Records with drawing code
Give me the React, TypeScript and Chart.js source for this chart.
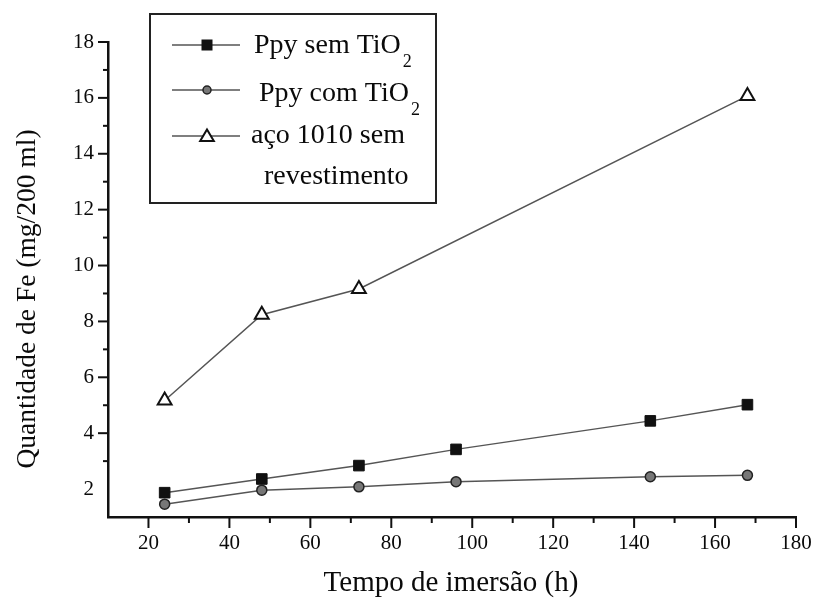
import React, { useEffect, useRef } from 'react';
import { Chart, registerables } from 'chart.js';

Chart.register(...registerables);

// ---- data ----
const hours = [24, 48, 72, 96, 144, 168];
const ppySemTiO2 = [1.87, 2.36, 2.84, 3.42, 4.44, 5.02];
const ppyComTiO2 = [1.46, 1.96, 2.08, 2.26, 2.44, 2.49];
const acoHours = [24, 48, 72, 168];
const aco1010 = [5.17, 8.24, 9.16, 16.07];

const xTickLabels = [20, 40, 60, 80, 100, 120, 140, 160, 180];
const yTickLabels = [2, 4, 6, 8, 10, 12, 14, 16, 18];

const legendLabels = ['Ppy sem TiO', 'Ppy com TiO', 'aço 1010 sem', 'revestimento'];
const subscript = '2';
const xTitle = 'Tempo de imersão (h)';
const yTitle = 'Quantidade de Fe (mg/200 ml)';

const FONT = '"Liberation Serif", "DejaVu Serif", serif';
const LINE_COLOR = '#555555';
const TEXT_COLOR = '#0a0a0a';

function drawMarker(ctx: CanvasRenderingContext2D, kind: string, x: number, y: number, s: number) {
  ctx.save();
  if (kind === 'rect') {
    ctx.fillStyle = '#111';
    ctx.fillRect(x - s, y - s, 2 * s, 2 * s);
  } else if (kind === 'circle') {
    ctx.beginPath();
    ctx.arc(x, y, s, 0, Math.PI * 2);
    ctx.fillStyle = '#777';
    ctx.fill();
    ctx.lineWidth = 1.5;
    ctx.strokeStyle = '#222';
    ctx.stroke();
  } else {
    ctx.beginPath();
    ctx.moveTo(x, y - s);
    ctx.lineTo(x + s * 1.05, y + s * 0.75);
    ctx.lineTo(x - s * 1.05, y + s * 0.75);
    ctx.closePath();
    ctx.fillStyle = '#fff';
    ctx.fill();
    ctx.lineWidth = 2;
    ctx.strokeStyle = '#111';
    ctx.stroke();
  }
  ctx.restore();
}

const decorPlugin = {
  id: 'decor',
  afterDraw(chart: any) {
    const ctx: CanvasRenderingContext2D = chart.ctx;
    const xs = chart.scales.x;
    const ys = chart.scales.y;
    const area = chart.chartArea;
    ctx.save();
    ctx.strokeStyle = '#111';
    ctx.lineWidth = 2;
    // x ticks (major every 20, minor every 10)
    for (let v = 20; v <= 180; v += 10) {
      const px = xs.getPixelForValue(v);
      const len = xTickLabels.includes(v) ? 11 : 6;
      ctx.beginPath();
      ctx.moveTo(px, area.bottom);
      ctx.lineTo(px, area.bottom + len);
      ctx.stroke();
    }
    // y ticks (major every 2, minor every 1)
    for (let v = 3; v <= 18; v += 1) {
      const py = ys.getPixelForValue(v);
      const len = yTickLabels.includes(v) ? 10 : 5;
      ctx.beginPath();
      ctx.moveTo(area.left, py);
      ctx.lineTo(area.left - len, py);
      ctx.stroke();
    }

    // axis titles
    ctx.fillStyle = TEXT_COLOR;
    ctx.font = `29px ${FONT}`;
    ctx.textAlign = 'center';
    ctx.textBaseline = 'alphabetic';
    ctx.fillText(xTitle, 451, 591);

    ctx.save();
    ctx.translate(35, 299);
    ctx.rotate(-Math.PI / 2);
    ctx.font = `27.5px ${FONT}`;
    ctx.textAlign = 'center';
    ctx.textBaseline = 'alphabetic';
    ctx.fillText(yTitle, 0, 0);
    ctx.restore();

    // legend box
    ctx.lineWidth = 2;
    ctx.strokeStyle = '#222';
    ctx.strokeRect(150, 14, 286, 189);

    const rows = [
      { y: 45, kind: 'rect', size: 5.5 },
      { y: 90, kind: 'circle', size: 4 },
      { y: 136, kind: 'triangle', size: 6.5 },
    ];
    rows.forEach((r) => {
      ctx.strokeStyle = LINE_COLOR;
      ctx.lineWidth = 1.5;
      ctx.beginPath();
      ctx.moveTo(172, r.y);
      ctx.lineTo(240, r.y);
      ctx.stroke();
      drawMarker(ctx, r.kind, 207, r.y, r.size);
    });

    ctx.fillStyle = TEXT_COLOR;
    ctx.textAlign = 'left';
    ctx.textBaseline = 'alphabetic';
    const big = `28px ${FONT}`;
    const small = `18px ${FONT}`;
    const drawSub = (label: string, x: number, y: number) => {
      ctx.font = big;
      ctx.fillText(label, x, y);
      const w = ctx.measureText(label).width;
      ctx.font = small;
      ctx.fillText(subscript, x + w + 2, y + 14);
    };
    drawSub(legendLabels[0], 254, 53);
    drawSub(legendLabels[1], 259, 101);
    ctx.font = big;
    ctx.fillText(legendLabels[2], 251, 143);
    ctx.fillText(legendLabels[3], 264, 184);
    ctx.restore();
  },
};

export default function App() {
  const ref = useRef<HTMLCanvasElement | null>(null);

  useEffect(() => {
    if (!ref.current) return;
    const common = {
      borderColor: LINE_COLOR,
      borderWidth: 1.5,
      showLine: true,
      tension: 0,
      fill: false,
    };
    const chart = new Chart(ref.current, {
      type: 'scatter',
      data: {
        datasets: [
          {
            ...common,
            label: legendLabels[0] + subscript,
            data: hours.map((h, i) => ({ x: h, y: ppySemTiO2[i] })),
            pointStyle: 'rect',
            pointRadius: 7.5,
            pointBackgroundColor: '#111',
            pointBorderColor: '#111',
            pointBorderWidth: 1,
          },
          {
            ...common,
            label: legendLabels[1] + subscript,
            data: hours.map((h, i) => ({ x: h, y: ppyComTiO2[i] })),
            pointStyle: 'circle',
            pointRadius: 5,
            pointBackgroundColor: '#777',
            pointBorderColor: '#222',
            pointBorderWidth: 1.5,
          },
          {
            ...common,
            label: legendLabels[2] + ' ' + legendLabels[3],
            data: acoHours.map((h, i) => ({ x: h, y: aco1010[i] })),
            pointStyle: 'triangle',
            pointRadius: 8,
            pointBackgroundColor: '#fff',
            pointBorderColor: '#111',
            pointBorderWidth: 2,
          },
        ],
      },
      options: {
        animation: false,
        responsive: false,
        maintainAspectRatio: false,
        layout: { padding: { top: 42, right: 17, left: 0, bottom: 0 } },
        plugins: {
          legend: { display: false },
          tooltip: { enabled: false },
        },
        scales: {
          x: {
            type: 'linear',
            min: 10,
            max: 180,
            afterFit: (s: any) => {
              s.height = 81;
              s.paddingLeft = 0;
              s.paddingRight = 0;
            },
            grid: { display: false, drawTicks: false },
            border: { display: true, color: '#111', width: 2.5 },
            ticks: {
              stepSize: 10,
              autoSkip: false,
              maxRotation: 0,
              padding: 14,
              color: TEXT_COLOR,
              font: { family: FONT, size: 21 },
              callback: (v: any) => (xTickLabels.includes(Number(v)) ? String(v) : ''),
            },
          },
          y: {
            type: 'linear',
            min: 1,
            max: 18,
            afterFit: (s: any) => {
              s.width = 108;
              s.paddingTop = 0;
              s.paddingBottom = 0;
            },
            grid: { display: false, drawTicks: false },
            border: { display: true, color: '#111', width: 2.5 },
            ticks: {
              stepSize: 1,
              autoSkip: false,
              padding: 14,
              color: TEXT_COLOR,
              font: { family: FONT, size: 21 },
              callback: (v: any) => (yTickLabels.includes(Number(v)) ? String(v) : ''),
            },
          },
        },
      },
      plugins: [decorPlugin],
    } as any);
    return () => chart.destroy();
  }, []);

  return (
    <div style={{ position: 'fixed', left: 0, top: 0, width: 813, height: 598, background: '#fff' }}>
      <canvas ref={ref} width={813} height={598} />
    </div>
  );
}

* * *

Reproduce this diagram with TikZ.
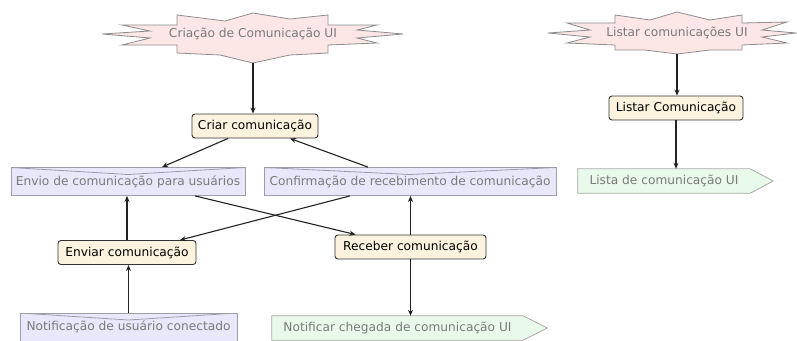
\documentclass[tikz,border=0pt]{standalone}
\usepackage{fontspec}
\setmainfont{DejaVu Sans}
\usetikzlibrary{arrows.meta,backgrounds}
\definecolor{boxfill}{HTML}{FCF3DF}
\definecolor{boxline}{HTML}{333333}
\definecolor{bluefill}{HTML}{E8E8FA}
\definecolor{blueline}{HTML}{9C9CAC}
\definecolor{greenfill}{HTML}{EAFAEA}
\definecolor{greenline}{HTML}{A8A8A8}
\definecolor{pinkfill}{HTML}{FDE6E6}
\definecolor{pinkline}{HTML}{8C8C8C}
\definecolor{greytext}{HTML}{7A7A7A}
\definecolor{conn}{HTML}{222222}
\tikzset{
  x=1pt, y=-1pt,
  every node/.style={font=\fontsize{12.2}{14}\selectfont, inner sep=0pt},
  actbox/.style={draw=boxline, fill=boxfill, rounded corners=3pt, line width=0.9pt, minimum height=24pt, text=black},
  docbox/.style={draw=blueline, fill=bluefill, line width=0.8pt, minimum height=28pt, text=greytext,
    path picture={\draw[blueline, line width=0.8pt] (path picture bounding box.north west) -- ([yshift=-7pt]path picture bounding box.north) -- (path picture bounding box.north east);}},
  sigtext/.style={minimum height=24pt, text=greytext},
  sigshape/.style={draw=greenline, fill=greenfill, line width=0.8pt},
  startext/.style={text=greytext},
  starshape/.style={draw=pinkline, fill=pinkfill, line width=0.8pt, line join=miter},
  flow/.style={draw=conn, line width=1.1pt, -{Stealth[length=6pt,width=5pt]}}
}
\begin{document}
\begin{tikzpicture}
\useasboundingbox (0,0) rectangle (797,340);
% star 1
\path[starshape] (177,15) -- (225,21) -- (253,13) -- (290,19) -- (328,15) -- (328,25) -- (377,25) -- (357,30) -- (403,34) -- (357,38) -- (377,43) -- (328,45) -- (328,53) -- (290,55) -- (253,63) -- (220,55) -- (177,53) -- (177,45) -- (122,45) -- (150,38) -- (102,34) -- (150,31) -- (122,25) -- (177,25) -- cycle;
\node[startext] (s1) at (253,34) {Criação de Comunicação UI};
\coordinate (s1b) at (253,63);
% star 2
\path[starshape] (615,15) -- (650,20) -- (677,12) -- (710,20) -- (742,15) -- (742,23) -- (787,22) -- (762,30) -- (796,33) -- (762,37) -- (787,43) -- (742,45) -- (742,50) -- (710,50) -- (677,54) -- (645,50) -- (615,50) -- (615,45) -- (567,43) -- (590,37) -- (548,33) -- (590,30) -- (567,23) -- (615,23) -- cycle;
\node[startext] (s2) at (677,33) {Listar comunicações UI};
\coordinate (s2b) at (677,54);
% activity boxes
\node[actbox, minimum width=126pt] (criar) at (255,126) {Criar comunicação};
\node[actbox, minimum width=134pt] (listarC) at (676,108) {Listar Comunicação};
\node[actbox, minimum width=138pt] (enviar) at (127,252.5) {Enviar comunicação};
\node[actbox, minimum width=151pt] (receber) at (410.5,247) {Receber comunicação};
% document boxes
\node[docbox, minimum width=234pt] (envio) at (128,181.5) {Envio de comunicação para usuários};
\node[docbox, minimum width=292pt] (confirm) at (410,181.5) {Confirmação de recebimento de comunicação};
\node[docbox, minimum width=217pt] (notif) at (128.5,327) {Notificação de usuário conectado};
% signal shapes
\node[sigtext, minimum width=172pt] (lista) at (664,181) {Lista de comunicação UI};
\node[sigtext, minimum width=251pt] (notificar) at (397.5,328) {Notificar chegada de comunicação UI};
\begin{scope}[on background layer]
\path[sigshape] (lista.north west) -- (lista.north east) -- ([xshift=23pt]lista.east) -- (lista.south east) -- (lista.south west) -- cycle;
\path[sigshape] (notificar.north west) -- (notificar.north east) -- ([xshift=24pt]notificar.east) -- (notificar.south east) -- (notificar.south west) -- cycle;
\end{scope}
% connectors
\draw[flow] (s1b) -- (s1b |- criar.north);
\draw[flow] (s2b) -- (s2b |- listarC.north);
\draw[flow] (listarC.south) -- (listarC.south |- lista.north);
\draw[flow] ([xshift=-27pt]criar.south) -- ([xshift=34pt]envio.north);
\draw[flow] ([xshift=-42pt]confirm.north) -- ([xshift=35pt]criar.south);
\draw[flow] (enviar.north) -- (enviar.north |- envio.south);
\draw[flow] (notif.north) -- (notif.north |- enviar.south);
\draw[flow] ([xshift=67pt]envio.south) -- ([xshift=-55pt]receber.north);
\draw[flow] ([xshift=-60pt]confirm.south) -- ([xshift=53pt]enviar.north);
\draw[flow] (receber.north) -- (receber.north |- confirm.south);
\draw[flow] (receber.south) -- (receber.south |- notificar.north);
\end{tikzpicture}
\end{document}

=== Your objective ===
Return each line of the listing that holds the string "React".

=== Result below ===
Give me the React, TypeScript and Chart.js source for this chart.
import React, { useEffect, useRef } from 'react';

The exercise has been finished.